# Required task
Below are entries; repeat exactly, and nothing else, the lines from the one holding "Reproduce this chart" through the one holding "from matplotlib.patches import", inclusive. Leave the pictures out.

# Records provided

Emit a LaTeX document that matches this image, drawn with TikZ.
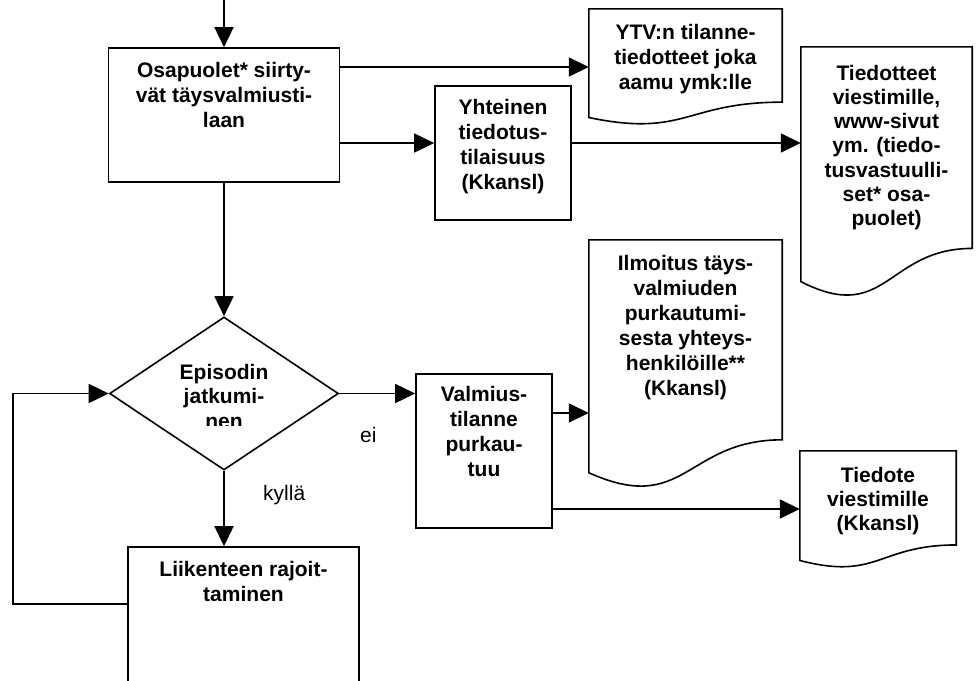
...
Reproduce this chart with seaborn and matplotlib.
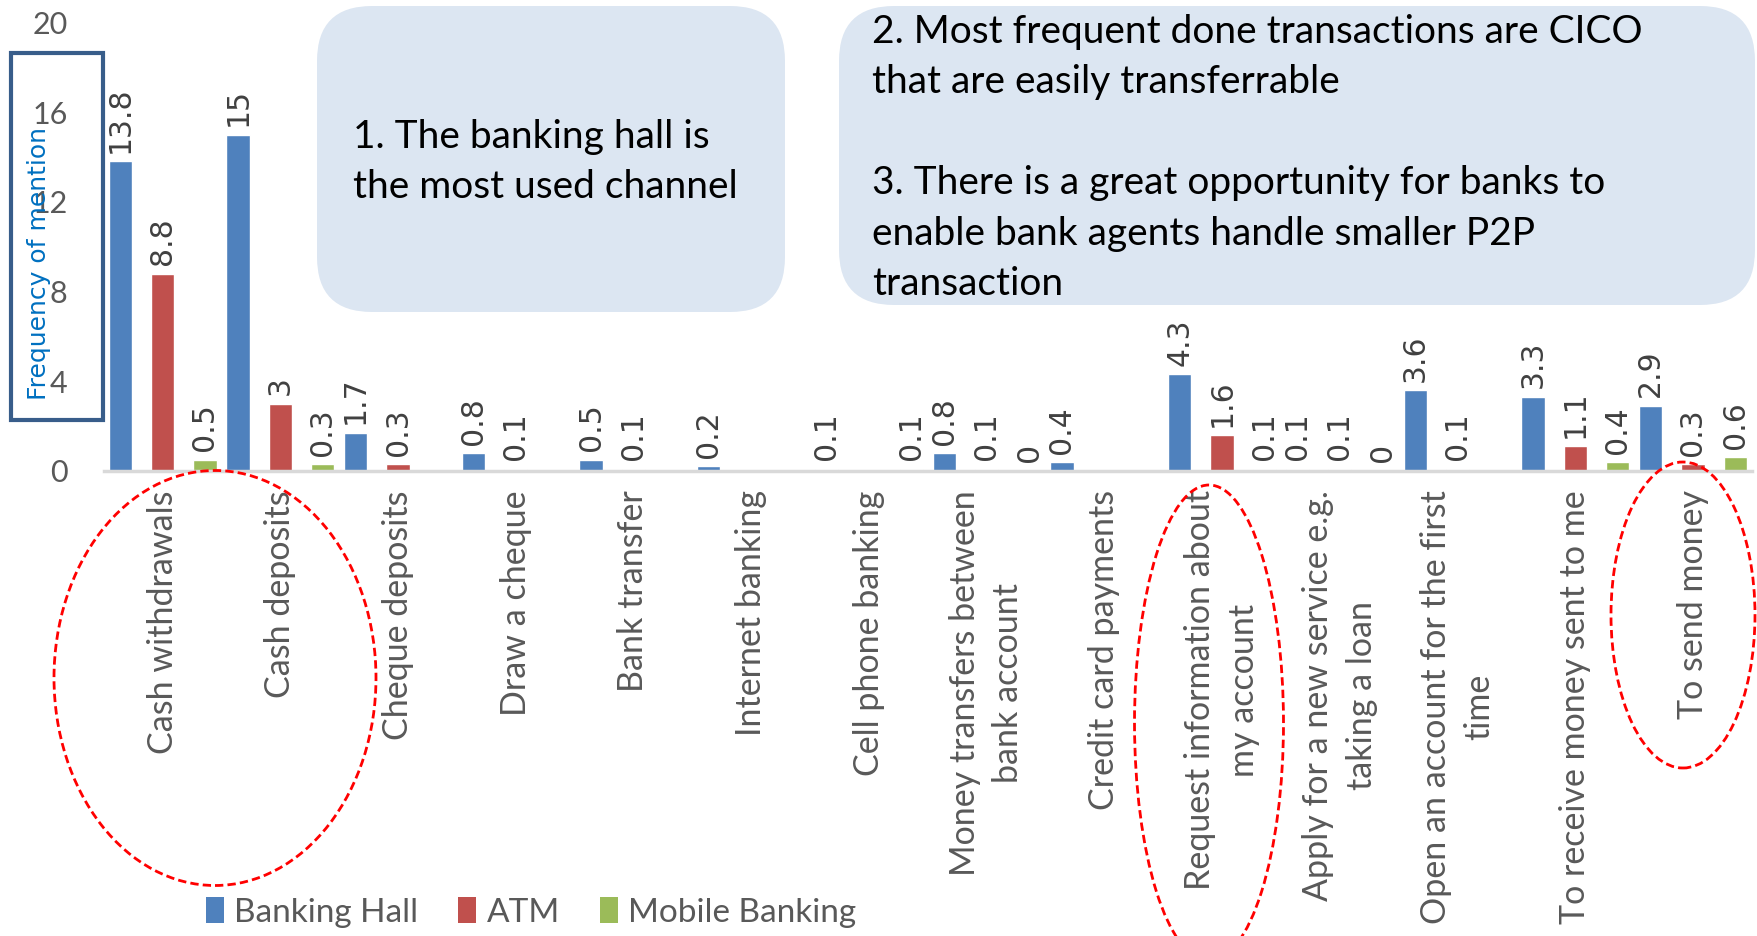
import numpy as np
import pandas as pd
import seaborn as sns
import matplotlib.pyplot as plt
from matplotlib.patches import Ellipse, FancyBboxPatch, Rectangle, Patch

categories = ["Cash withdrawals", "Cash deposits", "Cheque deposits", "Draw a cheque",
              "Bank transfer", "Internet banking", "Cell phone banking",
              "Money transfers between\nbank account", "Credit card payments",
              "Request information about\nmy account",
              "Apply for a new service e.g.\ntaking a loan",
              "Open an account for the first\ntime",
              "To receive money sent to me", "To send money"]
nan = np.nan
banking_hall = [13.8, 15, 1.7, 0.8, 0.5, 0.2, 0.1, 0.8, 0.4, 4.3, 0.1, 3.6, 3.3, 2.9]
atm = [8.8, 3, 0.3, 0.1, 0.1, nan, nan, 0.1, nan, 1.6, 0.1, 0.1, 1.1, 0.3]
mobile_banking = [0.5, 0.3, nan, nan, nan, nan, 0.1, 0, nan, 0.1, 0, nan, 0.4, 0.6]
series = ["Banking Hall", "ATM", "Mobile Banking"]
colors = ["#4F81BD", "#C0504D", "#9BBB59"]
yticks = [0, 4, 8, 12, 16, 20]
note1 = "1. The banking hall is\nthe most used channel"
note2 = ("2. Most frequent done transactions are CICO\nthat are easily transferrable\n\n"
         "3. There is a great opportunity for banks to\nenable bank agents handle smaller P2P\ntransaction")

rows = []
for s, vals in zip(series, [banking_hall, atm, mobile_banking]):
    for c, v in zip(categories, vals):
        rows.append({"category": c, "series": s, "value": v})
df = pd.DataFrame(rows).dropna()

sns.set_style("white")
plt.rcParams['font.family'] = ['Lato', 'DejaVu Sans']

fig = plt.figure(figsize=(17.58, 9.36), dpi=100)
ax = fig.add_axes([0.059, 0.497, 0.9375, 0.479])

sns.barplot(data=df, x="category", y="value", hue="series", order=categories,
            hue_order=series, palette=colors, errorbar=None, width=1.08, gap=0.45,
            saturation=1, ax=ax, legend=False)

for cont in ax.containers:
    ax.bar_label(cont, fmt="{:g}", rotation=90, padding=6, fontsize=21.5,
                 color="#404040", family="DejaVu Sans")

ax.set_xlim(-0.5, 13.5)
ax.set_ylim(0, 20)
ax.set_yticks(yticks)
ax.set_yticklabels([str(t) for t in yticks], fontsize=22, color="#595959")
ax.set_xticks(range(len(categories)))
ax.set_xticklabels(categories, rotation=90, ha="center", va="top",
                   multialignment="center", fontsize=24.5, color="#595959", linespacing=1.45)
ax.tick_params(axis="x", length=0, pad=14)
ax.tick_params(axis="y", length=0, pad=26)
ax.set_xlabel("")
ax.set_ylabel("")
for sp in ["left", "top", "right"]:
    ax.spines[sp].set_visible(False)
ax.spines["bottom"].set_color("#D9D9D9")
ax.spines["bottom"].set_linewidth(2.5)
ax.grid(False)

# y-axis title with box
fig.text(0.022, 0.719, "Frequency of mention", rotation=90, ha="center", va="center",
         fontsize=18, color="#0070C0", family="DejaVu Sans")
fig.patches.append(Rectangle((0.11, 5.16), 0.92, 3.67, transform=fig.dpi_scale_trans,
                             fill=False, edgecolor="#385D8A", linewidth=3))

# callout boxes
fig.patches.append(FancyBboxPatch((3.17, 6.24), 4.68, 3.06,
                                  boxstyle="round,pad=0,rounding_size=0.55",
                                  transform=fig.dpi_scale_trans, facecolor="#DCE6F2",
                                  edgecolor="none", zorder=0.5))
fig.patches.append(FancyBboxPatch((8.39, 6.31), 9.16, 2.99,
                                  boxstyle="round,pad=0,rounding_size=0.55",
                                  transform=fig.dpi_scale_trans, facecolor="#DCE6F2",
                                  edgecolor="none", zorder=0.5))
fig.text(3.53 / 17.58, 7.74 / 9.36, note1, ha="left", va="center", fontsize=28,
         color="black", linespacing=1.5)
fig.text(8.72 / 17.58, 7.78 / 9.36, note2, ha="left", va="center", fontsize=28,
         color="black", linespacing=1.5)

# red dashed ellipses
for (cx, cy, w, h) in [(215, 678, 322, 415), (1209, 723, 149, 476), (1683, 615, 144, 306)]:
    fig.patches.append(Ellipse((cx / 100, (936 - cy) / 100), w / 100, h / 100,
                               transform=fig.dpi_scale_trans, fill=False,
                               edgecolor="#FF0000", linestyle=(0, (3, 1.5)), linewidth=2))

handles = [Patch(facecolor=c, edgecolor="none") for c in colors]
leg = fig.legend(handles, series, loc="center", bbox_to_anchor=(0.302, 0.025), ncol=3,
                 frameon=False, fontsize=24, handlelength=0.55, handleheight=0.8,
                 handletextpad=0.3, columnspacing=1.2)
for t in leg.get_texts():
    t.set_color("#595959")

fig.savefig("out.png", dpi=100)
---
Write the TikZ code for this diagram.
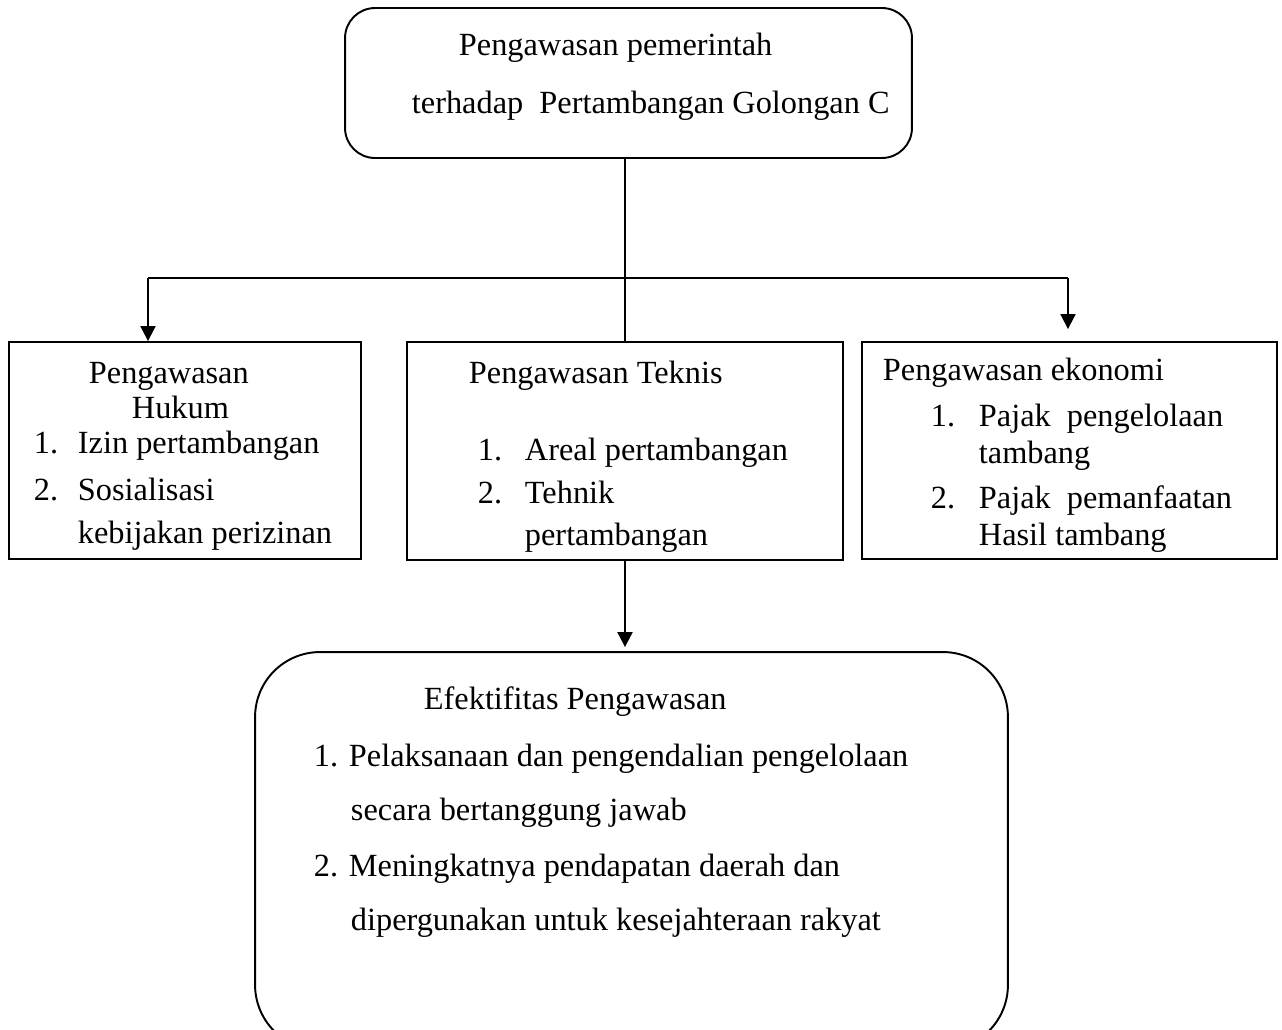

# Exercise output
Reproduce this chart with seaborn and matplotlib.
import numpy as np
import pandas as pd
import seaborn as sns
import matplotlib.pyplot as plt
from matplotlib.patches import Ellipse, FancyBboxPatch, Rectangle, Patch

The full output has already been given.